## [Aim]
Print the first line of the material below and each line after it, exactly as written, ending with the line that contains "hash_level = 2.1e9".

## [Material provided]
◇ ◇ ◇
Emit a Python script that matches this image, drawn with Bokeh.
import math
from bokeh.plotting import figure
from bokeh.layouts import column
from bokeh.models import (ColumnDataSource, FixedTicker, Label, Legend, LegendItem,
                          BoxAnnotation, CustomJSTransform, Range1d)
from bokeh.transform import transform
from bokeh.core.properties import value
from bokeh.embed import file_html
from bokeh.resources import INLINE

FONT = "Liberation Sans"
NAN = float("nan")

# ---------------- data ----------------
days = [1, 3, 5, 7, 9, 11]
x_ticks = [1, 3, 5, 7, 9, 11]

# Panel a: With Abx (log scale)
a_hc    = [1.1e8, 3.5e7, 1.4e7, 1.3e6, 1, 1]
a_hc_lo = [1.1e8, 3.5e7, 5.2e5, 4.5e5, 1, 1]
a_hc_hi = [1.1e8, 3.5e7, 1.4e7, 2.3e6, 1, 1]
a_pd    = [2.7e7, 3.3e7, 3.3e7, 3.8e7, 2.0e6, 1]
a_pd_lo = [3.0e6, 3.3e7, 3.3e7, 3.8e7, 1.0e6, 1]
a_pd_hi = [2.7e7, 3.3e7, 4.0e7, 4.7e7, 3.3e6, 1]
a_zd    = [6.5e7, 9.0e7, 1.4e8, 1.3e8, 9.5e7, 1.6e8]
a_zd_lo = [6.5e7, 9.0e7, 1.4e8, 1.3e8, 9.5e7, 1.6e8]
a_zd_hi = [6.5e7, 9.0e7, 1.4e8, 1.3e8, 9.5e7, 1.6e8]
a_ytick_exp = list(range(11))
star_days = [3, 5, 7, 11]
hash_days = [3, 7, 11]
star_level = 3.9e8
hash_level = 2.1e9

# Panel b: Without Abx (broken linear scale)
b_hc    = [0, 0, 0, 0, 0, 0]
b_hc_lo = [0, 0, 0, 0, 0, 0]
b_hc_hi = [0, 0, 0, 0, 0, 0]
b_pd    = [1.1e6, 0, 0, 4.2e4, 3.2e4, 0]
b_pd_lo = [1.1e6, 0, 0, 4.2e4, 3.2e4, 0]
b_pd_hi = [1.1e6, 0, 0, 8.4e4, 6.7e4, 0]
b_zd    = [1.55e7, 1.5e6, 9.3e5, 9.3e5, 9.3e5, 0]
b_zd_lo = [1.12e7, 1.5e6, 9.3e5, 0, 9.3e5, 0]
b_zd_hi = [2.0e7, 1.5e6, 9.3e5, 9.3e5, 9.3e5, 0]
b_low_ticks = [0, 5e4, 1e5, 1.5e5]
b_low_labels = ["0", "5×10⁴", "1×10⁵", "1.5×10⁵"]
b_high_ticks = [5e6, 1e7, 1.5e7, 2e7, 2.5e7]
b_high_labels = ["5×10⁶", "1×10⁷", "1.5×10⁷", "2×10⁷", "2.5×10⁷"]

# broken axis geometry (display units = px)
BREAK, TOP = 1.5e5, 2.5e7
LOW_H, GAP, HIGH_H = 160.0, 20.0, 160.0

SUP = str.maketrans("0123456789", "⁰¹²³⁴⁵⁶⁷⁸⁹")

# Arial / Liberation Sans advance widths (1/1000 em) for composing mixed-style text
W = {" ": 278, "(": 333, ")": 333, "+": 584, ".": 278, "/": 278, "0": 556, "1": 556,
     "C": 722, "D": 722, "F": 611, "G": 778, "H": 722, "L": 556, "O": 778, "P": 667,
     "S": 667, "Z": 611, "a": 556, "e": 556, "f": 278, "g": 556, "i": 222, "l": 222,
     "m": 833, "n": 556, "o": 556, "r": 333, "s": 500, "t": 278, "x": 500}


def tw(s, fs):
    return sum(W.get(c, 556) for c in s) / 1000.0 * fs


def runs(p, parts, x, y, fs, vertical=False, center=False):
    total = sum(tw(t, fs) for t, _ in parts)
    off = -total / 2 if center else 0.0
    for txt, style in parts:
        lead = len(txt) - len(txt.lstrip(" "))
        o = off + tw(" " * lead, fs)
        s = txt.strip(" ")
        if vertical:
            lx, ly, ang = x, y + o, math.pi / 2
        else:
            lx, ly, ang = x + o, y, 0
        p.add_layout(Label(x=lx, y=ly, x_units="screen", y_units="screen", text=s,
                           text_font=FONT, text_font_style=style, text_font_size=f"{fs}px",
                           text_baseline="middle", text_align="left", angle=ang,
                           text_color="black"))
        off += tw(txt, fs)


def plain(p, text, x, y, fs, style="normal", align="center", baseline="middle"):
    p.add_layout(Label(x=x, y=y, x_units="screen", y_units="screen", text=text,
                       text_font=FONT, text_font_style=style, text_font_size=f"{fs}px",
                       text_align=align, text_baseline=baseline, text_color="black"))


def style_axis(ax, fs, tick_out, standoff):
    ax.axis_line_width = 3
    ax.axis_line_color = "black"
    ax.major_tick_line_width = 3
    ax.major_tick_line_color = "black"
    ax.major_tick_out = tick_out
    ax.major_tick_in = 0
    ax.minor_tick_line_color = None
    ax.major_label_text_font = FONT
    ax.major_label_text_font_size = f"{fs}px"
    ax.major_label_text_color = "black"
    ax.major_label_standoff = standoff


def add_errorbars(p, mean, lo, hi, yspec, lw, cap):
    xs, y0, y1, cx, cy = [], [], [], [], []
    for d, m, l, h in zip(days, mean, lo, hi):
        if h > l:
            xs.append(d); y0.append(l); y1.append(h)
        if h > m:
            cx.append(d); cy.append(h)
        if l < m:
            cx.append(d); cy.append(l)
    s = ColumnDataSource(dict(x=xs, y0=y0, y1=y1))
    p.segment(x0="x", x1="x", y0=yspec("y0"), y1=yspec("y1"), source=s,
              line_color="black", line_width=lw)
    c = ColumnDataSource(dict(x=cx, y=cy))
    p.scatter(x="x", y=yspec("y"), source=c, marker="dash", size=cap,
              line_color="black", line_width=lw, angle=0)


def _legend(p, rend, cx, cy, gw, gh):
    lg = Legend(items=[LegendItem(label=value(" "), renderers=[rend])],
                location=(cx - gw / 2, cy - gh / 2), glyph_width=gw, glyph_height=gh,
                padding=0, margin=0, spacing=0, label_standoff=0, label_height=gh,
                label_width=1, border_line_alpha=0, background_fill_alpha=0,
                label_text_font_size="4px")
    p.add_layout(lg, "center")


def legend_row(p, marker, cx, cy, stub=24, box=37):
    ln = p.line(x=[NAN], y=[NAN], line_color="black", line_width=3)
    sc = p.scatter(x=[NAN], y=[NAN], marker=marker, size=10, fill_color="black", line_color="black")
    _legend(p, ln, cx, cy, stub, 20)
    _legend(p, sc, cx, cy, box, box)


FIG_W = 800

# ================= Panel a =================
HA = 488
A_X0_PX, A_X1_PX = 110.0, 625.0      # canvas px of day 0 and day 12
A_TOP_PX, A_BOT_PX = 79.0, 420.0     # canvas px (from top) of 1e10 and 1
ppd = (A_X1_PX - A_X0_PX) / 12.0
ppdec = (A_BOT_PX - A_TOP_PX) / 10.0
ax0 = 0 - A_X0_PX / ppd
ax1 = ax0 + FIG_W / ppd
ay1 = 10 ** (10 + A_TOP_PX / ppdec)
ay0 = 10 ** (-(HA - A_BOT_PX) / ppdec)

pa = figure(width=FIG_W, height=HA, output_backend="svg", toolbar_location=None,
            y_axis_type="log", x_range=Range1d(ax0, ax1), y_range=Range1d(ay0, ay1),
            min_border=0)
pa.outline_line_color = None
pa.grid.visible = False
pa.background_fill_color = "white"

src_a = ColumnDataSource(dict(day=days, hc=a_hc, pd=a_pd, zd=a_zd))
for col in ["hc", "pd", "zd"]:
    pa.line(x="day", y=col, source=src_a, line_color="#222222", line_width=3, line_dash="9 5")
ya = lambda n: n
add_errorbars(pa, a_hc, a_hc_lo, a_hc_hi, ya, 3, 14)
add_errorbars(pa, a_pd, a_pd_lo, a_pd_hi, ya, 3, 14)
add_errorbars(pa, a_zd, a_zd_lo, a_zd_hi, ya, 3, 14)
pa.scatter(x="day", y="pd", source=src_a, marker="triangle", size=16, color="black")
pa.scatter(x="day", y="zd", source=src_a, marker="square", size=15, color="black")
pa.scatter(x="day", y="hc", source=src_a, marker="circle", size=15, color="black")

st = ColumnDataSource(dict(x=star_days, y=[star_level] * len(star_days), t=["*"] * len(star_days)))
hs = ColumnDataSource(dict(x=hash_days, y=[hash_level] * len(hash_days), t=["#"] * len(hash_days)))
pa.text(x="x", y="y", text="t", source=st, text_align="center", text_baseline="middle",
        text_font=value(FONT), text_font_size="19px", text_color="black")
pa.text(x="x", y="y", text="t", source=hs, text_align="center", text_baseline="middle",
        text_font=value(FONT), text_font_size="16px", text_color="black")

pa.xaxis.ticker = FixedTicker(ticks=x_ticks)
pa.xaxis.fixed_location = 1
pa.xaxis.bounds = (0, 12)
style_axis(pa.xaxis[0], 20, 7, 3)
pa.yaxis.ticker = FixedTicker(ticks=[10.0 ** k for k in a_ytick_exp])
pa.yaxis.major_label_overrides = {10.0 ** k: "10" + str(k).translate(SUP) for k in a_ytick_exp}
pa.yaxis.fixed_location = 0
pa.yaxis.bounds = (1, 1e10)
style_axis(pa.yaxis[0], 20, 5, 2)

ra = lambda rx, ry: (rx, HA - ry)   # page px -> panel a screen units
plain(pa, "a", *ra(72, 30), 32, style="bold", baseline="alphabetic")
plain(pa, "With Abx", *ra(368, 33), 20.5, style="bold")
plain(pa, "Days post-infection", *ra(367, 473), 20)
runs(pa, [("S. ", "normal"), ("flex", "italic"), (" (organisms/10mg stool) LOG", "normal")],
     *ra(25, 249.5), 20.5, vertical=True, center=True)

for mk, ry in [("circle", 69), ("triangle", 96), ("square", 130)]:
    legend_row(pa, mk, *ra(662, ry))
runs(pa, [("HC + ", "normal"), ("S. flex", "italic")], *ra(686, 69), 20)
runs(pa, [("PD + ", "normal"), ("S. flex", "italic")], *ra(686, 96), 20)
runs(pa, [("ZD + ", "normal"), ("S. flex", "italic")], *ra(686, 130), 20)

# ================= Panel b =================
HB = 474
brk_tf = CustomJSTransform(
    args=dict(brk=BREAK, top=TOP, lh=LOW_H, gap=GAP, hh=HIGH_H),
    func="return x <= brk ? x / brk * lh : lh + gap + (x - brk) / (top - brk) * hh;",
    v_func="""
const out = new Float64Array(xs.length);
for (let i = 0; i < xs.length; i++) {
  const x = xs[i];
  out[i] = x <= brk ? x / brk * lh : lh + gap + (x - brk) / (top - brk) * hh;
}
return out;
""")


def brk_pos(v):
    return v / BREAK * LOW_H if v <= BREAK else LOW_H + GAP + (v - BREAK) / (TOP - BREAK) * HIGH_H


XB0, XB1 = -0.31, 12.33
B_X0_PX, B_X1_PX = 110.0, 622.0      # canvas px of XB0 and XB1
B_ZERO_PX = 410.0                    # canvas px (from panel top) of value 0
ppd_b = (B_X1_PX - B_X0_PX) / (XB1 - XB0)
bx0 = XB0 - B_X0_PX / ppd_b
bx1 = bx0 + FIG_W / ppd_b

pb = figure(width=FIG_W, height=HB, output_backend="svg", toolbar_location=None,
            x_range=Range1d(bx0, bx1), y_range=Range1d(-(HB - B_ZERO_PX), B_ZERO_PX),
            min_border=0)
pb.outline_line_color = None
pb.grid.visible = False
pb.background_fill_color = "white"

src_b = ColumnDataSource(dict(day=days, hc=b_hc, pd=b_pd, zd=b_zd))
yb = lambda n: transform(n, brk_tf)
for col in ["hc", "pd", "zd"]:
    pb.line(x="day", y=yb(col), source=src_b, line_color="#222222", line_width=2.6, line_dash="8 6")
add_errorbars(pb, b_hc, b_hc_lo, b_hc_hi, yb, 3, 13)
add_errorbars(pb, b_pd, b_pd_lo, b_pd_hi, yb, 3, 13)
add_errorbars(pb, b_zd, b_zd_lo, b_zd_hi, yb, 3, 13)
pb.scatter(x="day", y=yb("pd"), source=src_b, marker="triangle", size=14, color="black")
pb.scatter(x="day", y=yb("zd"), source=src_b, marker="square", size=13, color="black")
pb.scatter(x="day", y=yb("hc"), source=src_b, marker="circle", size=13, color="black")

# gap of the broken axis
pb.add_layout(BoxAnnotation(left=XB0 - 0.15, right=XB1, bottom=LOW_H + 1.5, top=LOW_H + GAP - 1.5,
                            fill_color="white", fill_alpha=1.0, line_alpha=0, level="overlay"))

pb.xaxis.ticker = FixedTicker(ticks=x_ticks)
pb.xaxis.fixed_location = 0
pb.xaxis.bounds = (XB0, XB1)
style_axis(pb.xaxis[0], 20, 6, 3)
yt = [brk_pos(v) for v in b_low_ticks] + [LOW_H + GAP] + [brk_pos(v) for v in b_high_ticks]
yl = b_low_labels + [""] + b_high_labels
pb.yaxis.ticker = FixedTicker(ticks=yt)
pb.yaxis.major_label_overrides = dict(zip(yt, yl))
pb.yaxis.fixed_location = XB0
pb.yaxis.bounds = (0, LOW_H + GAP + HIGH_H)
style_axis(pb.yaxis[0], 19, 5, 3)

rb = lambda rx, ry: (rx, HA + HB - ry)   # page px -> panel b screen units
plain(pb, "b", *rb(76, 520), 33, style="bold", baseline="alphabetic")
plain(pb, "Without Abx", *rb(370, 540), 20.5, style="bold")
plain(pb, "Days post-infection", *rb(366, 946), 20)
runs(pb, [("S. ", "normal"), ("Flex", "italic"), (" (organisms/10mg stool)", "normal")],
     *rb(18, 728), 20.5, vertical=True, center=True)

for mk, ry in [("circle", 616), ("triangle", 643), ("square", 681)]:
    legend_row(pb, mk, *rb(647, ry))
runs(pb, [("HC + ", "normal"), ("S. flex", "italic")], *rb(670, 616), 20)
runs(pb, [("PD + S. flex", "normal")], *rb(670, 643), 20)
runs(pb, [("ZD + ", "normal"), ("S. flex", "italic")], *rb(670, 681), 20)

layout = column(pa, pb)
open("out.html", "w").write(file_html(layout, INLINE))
◇ ◇ ◇
## [Exercise solution]
Emit a Python script that matches this image, drawn with Bokeh.
import math
from bokeh.plotting import figure
from bokeh.layouts import column
from bokeh.models import (ColumnDataSource, FixedTicker, Label, Legend, LegendItem,
                          BoxAnnotation, CustomJSTransform, Range1d)
from bokeh.transform import transform
from bokeh.core.properties import value
from bokeh.embed import file_html
from bokeh.resources import INLINE

FONT = "Liberation Sans"
NAN = float("nan")

# ---------------- data ----------------
days = [1, 3, 5, 7, 9, 11]
x_ticks = [1, 3, 5, 7, 9, 11]

# Panel a: With Abx (log scale)
a_hc    = [1.1e8, 3.5e7, 1.4e7, 1.3e6, 1, 1]
a_hc_lo = [1.1e8, 3.5e7, 5.2e5, 4.5e5, 1, 1]
a_hc_hi = [1.1e8, 3.5e7, 1.4e7, 2.3e6, 1, 1]
a_pd    = [2.7e7, 3.3e7, 3.3e7, 3.8e7, 2.0e6, 1]
a_pd_lo = [3.0e6, 3.3e7, 3.3e7, 3.8e7, 1.0e6, 1]
a_pd_hi = [2.7e7, 3.3e7, 4.0e7, 4.7e7, 3.3e6, 1]
a_zd    = [6.5e7, 9.0e7, 1.4e8, 1.3e8, 9.5e7, 1.6e8]
a_zd_lo = [6.5e7, 9.0e7, 1.4e8, 1.3e8, 9.5e7, 1.6e8]
a_zd_hi = [6.5e7, 9.0e7, 1.4e8, 1.3e8, 9.5e7, 1.6e8]
a_ytick_exp = list(range(11))
star_days = [3, 5, 7, 11]
hash_days = [3, 7, 11]
star_level = 3.9e8
hash_level = 2.1e9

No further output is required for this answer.